It’s been discussed before. The mayor has spoken in the past of opening a beach in the Old Port and a vague desire to emulate other cities that apparently have ‘better’ access to their waterfronts.

Of course, there is always the matter of the Saint Lawrence’s current, not to mention the periodic direct sewage dumps… I’m not convinced we’ll be lining up to take a plunge in the drink any time soon without major physical alterations to the Old Port, such as creating breakwaters or jetties, and improving our water treatment capabilities.

Oddly, despite a steady 10% office vacancy rate, the plan also includes 800K square meters of new office space and 200K square meters of new commercial spaces. Again, this strikes me as a touch odd: Ville-Marie has a surplus of both and is already well-known as the commercial and office core of the whole metropolitan region. Do we need more of the same or better use of what already exists?

And if the mayor wants the manufacturing sector to return to the urban core of Montreal, perhaps we ought to reconsider our penchant to convert every square inch of remaining industrial space into condos?

Aerial photo of Downtown Montreal ca. 1993
Aerial photo of Downtown Montreal ca. 1993

The other ‘specific’ ideas the city has in mind are all ideas that have been mentioned in the past: renovating and rehabilitating Sainte-Catherine Street; more parks and green space; more bike baths; a ‘greenway’ from Mount Royal to the Saint Lawrence; transforming disused public buildings into multi-use developments that bring new uses to old heritage sites.

None of this is really news, the city’s been talking about this for years and you’d think it would obvious and didn’t need to be spelled out. It’s hard to take the city seriously when its grand strategy for urban redevelopment consists of simply doing what we expect the city to be doing already.

Were we not already seeking to preserve public buildings with heritage value by redeveloping them for new purposes? Were we not already seeking more green spaces and bike paths? Hasn’t redeveloping Sainte-Catherine Street been a priority for every mayor going back to Jean Doré?

I agree with Mayor Coderre in that urban economic redevelopment and repopulation won’t happen without better living conditions in the urban boroughs, but the quality of life in these boroughs is arguably already quite high. Ville-Marie in particular already has great parks and is the best connected borough in terms of access to public transit.
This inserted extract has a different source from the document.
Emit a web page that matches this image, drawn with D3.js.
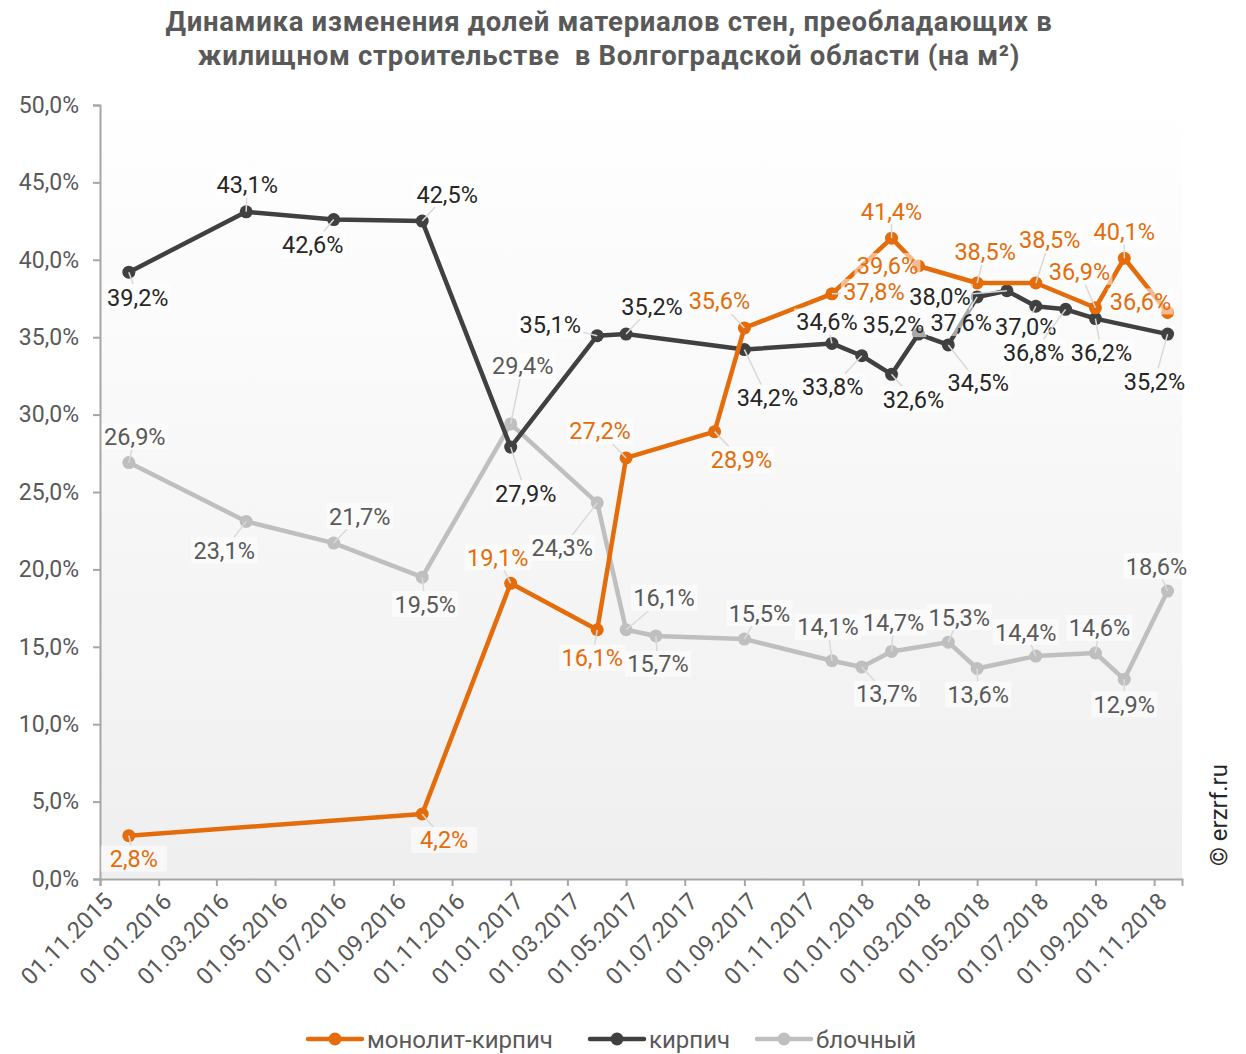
<!DOCTYPE html>
<meta charset="utf-8">
<style>
  html, body { margin: 0; padding: 0; background: #fff; }
  svg text { font-family: Roboto, "Noto Sans", sans-serif; }
</style>
<script src="https://d3js.org/d3.v7.min.js"></script>
<div id="chart"></div>
<script>
// ---- data ----
const dates = ["2015-12-01","2016-04-01","2016-07-01","2016-10-01","2017-01-01","2017-04-01",
  "2017-05-01","2017-06-01","2017-08-01","2017-09-01","2017-12-01","2018-01-01","2018-02-01",
  "2018-03-01","2018-04-01","2018-05-01","2018-06-01","2018-07-01","2018-08-01","2018-09-01",
  "2018-10-01","2018-11-15"];
const monolith = [2.8, null, null, 4.2, 19.1, 16.1, 27.2, null, 28.9, 35.6, 37.8, null, 41.4,
  39.6, null, 38.5, null, 38.5, null, 36.9, 40.1, 36.6];
const brick = [39.2, 43.1, 42.6, 42.5, 27.9, 35.1, 35.2, null, null, 34.2, 34.6, 33.8, 32.6,
  35.2, 34.5, 37.6, 38.0, 37.0, 36.8, 36.2, null, 35.2];
const block = [26.9, 23.1, 21.7, 19.5, 29.4, 24.3, 16.1, 15.7, null, 15.5, 14.1, 13.7, 14.7,
  null, 15.3, 13.6, null, 14.4, null, 14.6, 12.9, 18.6];
const seriesNames = ["монолит-кирпич", "кирпич", "блочный"];
const yTicks = [0, 5, 10, 15, 20, 25, 30, 35, 40, 45, 50];
const xTicks = ["2015-11-01","2016-01-01","2016-03-01","2016-05-01","2016-07-01","2016-09-01",
  "2016-11-01","2017-01-01","2017-03-01","2017-05-01","2017-07-01","2017-09-01","2017-11-01",
  "2018-01-01","2018-03-01","2018-05-01","2018-07-01","2018-09-01","2018-11-01"];

// label offsets (dx, dy of label centre from the point), per series
const monolithLbl = [[5,23],null,null,[22,26],[-13,-26],[-5,28],[-26,-27],null,[27,28],[-25,-27],
  [42,-2],null,[0,-27],[-31,0],null,[8,-31],null,[14,-43],null,[-16,-36],[0,-27],[-27,-11]];
const brickLbl = [[9,25],[1,-27],[-21,25],[25,-27],[15,46],[-47,-11],[26,-28],null,null,[23,48],
  [-5,-22],[-29,31],[22,25],[-25,-10],[30,38],[-16,26],[-67,6],[-10,20],[-32,43],[6,34],null,[-13,47]];
const blockLbl = [[6,-26],[-22,29],[26,-27],[3,27],[12,-58],[-35,45],[38,-32],[2,28],null,[15,-26],
  [-4,-34],[25,27],[2,-29],null,[11,-25],[1,26],null,[-10,-24],null,[4,-25],[0,25],[-11,-25]];

const colors = ["#E46C0A", "#404040", "#BFBFBF"];
const labelColors = ["#E46C0A", "#262626", "#595959"];

// ---- layout ----
const W = 1246, H = 1054;
const plot = {left: 100, right: 1182, top: 105, bottom: 879};
const parse = d3.timeParse("%Y-%m-%d");

const svg = d3.select("#chart").append("svg")
  .attr("width", W).attr("height", H);

const x = d3.scaleTime()
  .domain([parse("2015-11-01"), parse("2018-11-30")])
  .range([plot.left, plot.right]);
const y = d3.scaleLinear().domain([0, 50]).range([plot.bottom, plot.top]);

// plot background gradient
const grad = svg.append("defs").append("linearGradient")
  .attr("id", "bg").attr("x1", 0).attr("y1", 0).attr("x2", 0).attr("y2", 1);
grad.append("stop").attr("offset", "0%").attr("stop-color", "#ffffff");
grad.append("stop").attr("offset", "100%").attr("stop-color", "#efefef");
svg.append("rect")
  .attr("x", plot.left).attr("y", plot.top - 10)
  .attr("width", plot.right - plot.left).attr("height", plot.bottom - plot.top + 10)
  .attr("fill", "url(#bg)");

// title
const title = svg.append("text")
  .attr("text-anchor", "middle")
  .style("font-size", "27.5px").style("font-weight", "bold").style("fill", "#595959")
  .style("letter-spacing", "0.7px");
title.append("tspan").attr("x", 609).attr("y", 31)
  .text("Динамика изменения долей материалов стен, преобладающих в");
title.append("tspan").attr("x", 609).attr("y", 65)
  .text("жилищном строительстве  в Волгоградской области (на м²)")
  .style("white-space", "pre");

// axes
const yAxis = svg.append("g")
  .attr("transform", `translate(${plot.left},0)`)
  .call(d3.axisLeft(y).tickValues(yTicks).tickSize(7).tickPadding(14)
    .tickFormat(d => d.toFixed(1).replace(".", ",") + "%"));
yAxis.selectAll("text").style("font-size", "23px").style("fill", "#595959");

const xAxis = svg.append("g")
  .attr("transform", `translate(0,${plot.bottom})`)
  .call(d3.axisBottom(x).tickValues(xTicks.map(parse)).tickSize(7)
    .tickFormat(d3.timeFormat("%d.%m.%Y")));
xAxis.selectAll("text")
  .style("font-size", "23.5px").style("fill", "#595959")
  .attr("text-anchor", "end")
  .attr("dy", "0.35em")
  .attr("transform", "translate(8,18) rotate(-45)")
  .attr("x", 0).attr("y", 0);

[yAxis, xAxis].forEach(a => {
  a.select(".domain").attr("stroke", "#a6a6a6").attr("stroke-width", 2);
  a.selectAll(".tick line").attr("stroke", "#a6a6a6").attr("stroke-width", 2);
});

// series
const allSeries = [monolith, brick, block];
const allLbl = [monolithLbl, brickLbl, blockLbl];
const line = d3.line().x(d => x(d.date)).y(d => y(d.value));

const seriesData = allSeries.map((vals, s) =>
  vals.map((v, i) => ({date: parse(dates[i]), value: v, off: allLbl[s][i], s: s}))
      .filter(d => d.value !== null));

// draw lines in reverse so the first series is on top
[2, 1, 0].forEach(s => {
  const g = svg.append("g");
  g.append("path").datum(seriesData[s])
    .attr("d", line).attr("fill", "none")
    .attr("stroke", colors[s]).attr("stroke-width", 4.5)
    .attr("stroke-linejoin", "round");
  g.selectAll("circle").data(seriesData[s]).join("circle")
    .attr("cx", d => x(d.date)).attr("cy", d => y(d.value))
    .attr("r", 6.5).attr("fill", colors[s]);
});

// data labels
const fmt = v => v.toFixed(1).replace(".", ",") + "%";
const lblLayer = svg.append("g");
const lblW = 66, lblH = 26;
seriesData.forEach((pts, s) => {
  pts.forEach(d => {
    const px = x(d.date), py = y(d.value);
    const cx = px + d.off[0], cy = py + d.off[1];
    // leader line to nearest box edge
    const dx = px - cx, dy = py - cy;
    const t = Math.min(Math.abs(dx) > 0 ? (lblW / 2) / Math.abs(dx) : Infinity,
                       Math.abs(dy) > 0 ? (lblH / 2) / Math.abs(dy) : Infinity);
    if (t < 1) {
      const ex = cx + dx * t, ey = cy + dy * t;
      const len = Math.hypot(px - ex, py - ey);
      if (len > 5) {
        lblLayer.append("line")
          .attr("x1", ex).attr("y1", ey).attr("x2", px).attr("y2", py)
          .attr("stroke", "#d9d9d9").attr("stroke-width", 1.5);
      }
    }
    lblLayer.append("rect")
      .attr("x", cx - lblW / 2).attr("y", cy - lblH / 2)
      .attr("width", lblW).attr("height", lblH)
      .attr("fill", "#ffffff").attr("fill-opacity", 0.55);
    lblLayer.append("text")
      .attr("x", cx).attr("y", cy).attr("dy", "0.36em")
      .attr("text-anchor", "middle")
      .style("font-size", "23.5px").style("fill", labelColors[s])
      .text(fmt(d.value));
  });
});

// legend
const legendItems = [
  {name: seriesNames[0], x: 308},
  {name: seriesNames[1], x: 590},
  {name: seriesNames[2], x: 757}
];
const lg = svg.append("g").attr("transform", "translate(0,1039)");
legendItems.forEach((it, s) => {
  lg.append("line").attr("x1", it.x).attr("x2", it.x + 54)
    .attr("stroke", colors[s]).attr("stroke-width", 4.5).attr("stroke-linecap", "round");
  lg.append("circle").attr("cx", it.x + 27).attr("r", 6.5).attr("fill", colors[s]);
  lg.append("text").attr("x", it.x + 59).attr("dy", "0.36em")
    .style("font-size", "24px").style("fill", "#595959").text(it.name);
});

// copyright
svg.append("text")
  .attr("transform", "translate(1227,866) rotate(-90)")
  .style("font-size", "24px").style("fill", "#262626")
  .text("© erzrf.ru");
</script>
Ville-Marie is the borough that requires the least improvement in these respects: Saint-Henri, Cote-des-Neiges, NDG, Verdun, the Plateau and HoMa would all benefit immensely from serious investments to improve transit and green-space access, and given generally lower housing costs in these areas compared to Ville-Marie, it would seem to me that it would be more effective to improve the quality of life in the inner suburbs first.

City Hall ca. early 1990s - credit to Clare and Ben (found on Flickr group Vanished Montreal)
City Hall ca. early 1990s – credit to Clare and Ben (found on Flickr group Vanished Montreal)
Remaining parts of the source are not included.